• Stated exercise: Return all of the data exactly as written, without the pictures.

• Supplied data:
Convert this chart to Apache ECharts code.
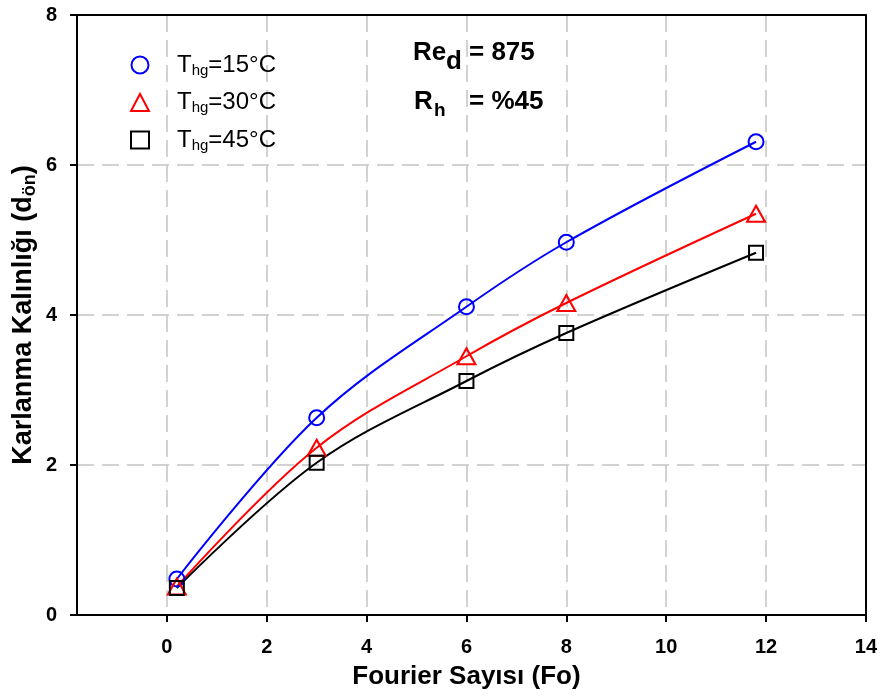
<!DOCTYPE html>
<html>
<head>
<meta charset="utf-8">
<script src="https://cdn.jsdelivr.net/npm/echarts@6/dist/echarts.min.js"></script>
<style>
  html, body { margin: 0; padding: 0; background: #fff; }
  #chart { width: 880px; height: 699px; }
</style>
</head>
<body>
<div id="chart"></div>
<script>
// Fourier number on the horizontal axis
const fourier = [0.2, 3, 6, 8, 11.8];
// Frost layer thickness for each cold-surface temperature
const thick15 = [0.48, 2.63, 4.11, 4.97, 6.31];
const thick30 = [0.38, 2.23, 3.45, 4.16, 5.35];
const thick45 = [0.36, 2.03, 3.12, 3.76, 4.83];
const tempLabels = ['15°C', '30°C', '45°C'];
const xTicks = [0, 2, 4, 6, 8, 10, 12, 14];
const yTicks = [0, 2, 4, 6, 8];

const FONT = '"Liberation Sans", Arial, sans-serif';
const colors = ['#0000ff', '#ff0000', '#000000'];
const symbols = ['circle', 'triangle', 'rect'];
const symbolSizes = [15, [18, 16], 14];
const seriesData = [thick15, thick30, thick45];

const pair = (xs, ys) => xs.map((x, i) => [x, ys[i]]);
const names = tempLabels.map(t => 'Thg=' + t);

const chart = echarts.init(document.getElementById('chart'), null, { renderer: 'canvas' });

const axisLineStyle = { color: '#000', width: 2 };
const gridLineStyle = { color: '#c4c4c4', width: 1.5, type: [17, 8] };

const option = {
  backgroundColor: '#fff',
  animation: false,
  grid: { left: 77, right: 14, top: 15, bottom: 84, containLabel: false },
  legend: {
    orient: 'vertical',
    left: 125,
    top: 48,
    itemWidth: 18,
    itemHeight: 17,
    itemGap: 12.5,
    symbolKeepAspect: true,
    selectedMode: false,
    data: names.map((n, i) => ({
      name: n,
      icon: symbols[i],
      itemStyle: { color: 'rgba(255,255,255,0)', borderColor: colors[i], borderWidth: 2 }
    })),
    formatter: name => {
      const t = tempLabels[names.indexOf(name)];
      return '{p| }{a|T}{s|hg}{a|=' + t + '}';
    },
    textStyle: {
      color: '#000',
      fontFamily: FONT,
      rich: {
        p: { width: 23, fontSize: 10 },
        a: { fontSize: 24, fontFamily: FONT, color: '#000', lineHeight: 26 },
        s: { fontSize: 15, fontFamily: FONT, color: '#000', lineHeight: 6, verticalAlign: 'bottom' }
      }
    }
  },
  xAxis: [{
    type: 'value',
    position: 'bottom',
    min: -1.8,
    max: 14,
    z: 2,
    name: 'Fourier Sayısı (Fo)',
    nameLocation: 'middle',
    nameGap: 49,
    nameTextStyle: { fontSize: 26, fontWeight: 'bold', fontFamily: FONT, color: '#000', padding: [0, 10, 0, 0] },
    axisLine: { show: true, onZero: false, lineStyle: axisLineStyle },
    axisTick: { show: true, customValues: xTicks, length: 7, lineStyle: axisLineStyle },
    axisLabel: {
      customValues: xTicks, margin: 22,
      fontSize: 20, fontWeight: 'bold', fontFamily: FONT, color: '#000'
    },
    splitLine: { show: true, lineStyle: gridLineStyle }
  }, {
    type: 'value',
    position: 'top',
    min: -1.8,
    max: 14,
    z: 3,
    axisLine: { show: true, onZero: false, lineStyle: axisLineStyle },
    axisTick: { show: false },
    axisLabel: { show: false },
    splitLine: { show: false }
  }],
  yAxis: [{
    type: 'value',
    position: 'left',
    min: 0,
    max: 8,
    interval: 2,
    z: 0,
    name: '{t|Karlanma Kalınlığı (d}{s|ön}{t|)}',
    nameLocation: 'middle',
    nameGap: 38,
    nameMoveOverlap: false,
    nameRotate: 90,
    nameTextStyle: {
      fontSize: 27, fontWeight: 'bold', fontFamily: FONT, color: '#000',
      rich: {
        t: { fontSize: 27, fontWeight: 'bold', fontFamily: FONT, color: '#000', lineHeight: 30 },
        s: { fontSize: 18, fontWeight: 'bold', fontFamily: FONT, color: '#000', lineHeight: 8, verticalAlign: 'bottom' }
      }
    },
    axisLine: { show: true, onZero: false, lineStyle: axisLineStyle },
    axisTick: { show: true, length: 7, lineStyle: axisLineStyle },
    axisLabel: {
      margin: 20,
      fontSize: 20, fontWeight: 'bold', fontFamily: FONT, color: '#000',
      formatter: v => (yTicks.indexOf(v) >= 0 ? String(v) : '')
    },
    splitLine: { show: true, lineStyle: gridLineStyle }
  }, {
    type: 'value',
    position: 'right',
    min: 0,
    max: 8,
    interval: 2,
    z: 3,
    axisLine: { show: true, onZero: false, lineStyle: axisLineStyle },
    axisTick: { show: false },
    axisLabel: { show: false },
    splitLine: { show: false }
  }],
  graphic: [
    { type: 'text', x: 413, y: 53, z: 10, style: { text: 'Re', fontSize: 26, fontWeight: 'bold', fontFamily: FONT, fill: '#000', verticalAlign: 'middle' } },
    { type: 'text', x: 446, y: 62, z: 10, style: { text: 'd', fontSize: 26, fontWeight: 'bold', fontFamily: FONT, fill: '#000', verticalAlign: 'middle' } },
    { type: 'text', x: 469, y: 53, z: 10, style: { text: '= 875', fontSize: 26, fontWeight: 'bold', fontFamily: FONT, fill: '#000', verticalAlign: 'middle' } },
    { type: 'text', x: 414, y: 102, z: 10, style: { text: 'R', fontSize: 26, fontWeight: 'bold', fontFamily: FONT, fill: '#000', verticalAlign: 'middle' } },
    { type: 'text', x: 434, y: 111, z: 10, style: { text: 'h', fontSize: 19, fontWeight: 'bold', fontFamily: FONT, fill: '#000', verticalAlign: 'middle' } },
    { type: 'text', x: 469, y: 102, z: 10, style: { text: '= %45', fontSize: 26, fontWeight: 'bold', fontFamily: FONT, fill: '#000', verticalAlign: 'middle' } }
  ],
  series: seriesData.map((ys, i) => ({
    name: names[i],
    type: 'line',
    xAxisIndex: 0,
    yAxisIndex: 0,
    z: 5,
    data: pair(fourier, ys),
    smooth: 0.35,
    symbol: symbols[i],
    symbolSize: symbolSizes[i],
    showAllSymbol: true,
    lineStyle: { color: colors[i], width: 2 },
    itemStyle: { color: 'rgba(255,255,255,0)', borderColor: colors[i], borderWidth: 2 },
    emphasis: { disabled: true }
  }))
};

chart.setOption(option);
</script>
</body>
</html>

• Task output:
Convert this chart to Apache ECharts code.
<!DOCTYPE html>
<html>
<head>
<meta charset="utf-8">
<script src="https://cdn.jsdelivr.net/npm/echarts@6/dist/echarts.min.js"></script>
<style>
  html, body { margin: 0; padding: 0; background: #fff; }
  #chart { width: 880px; height: 699px; }
</style>
</head>
<body>
<div id="chart"></div>
<script>
// Fourier number on the horizontal axis
const fourier = [0.2, 3, 6, 8, 11.8];
// Frost layer thickness for each cold-surface temperature
const thick15 = [0.48, 2.63, 4.11, 4.97, 6.31];
const thick30 = [0.38, 2.23, 3.45, 4.16, 5.35];
const thick45 = [0.36, 2.03, 3.12, 3.76, 4.83];
const tempLabels = ['15°C', '30°C', '45°C'];
const xTicks = [0, 2, 4, 6, 8, 10, 12, 14];
const yTicks = [0, 2, 4, 6, 8];

const FONT = '"Liberation Sans", Arial, sans-serif';
const colors = ['#0000ff', '#ff0000', '#000000'];
const symbols = ['circle', 'triangle', 'rect'];
const symbolSizes = [15, [18, 16], 14];
const seriesData = [thick15, thick30, thick45];

const pair = (xs, ys) => xs.map((x, i) => [x, ys[i]]);
const names = tempLabels.map(t => 'Thg=' + t);

const chart = echarts.init(document.getElementById('chart'), null, { renderer: 'canvas' });

const axisLineStyle = { color: '#000', width: 2 };
const gridLineStyle = { color: '#c4c4c4', width: 1.5, type: [17, 8] };

const option = {
  backgroundColor: '#fff',
  animation: false,
  grid: { left: 77, right: 14, top: 15, bottom: 84, containLabel: false },
  legend: {
    orient: 'vertical',
    left: 125,
    top: 48,
    itemWidth: 18,
    itemHeight: 17,
    itemGap: 12.5,
    symbolKeepAspect: true,
    selectedMode: false,
    data: names.map((n, i) => ({
      name: n,
      icon: symbols[i],
      itemStyle: { color: 'rgba(255,255,255,0)', borderColor: colors[i], borderWidth: 2 }
    })),
    formatter: name => {
      const t = tempLabels[names.indexOf(name)];
      return '{p| }{a|T}{s|hg}{a|=' + t + '}';
    },
    textStyle: {
      color: '#000',
      fontFamily: FONT,
      rich: {
        p: { width: 23, fontSize: 10 },
        a: { fontSize: 24, fontFamily: FONT, color: '#000', lineHeight: 26 },
        s: { fontSize: 15, fontFamily: FONT, color: '#000', lineHeight: 6, verticalAlign: 'bottom' }
      }
    }
  },
  xAxis: [{
    type: 'value',
    position: 'bottom',
    min: -1.8,
    max: 14,
    z: 2,
    name: 'Fourier Sayısı (Fo)',
    nameLocation: 'middle',
    nameGap: 49,
    nameTextStyle: { fontSize: 26, fontWeight: 'bold', fontFamily: FONT, color: '#000', padding: [0, 10, 0, 0] },
    axisLine: { show: true, onZero: false, lineStyle: axisLineStyle },
    axisTick: { show: true, customValues: xTicks, length: 7, lineStyle: axisLineStyle },
    axisLabel: {
      customValues: xTicks, margin: 22,
      fontSize: 20, fontWeight: 'bold', fontFamily: FONT, color: '#000'
    },
    splitLine: { show: true, lineStyle: gridLineStyle }
  }, {
    type: 'value',
    position: 'top',
    min: -1.8,
    max: 14,
    z: 3,
    axisLine: { show: true, onZero: false, lineStyle: axisLineStyle },
    axisTick: { show: false },
    axisLabel: { show: false },
    splitLine: { show: false }
  }],
  yAxis: [{
    type: 'value',
    position: 'left',
    min: 0,
    max: 8,
    interval: 2,
    z: 0,
    name: '{t|Karlanma Kalınlığı (d}{s|ön}{t|)}',
    nameLocation: 'middle',
    nameGap: 38,
    nameMoveOverlap: false,
    nameRotate: 90,
    nameTextStyle: {
      fontSize: 27, fontWeight: 'bold', fontFamily: FONT, color: '#000',
      rich: {
        t: { fontSize: 27, fontWeight: 'bold', fontFamily: FONT, color: '#000', lineHeight: 30 },
        s: { fontSize: 18, fontWeight: 'bold', fontFamily: FONT, color: '#000', lineHeight: 8, verticalAlign: 'bottom' }
      }
    },
    axisLine: { show: true, onZero: false, lineStyle: axisLineStyle },
    axisTick: { show: true, length: 7, lineStyle: axisLineStyle },
    axisLabel: {
      margin: 20,
      fontSize: 20, fontWeight: 'bold', fontFamily: FONT, color: '#000',
      formatter: v => (yTicks.indexOf(v) >= 0 ? String(v) : '')
    },
    splitLine: { show: true, lineStyle: gridLineStyle }
  }, {
    type: 'value',
    position: 'right',
    min: 0,
    max: 8,
    interval: 2,
    z: 3,
    axisLine: { show: true, onZero: false, lineStyle: axisLineStyle },
    axisTick: { show: false },
    axisLabel: { show: false },
    splitLine: { show: false }
  }],
  graphic: [
    { type: 'text', x: 413, y: 53, z: 10, style: { text: 'Re', fontSize: 26, fontWeight: 'bold', fontFamily: FONT, fill: '#000', verticalAlign: 'middle' } },
    { type: 'text', x: 446, y: 62, z: 10, style: { text: 'd', fontSize: 26, fontWeight: 'bold', fontFamily: FONT, fill: '#000', verticalAlign: 'middle' } },
    { type: 'text', x: 469, y: 53, z: 10, style: { text: '= 875', fontSize: 26, fontWeight: 'bold', fontFamily: FONT, fill: '#000', verticalAlign: 'middle' } },
    { type: 'text', x: 414, y: 102, z: 10, style: { text: 'R', fontSize: 26, fontWeight: 'bold', fontFamily: FONT, fill: '#000', verticalAlign: 'middle' } },
    { type: 'text', x: 434, y: 111, z: 10, style: { text: 'h', fontSize: 19, fontWeight: 'bold', fontFamily: FONT, fill: '#000', verticalAlign: 'middle' } },
    { type: 'text', x: 469, y: 102, z: 10, style: { text: '= %45', fontSize: 26, fontWeight: 'bold', fontFamily: FONT, fill: '#000', verticalAlign: 'middle' } }
  ],
  series: seriesData.map((ys, i) => ({
    name: names[i],
    type: 'line',
    xAxisIndex: 0,
    yAxisIndex: 0,
    z: 5,
    data: pair(fourier, ys),
    smooth: 0.35,
    symbol: symbols[i],
    symbolSize: symbolSizes[i],
    showAllSymbol: true,
    lineStyle: { color: colors[i], width: 2 },
    itemStyle: { color: 'rgba(255,255,255,0)', borderColor: colors[i], borderWidth: 2 },
    emphasis: { disabled: true }
  }))
};

chart.setOption(option);
</script>
</body>
</html>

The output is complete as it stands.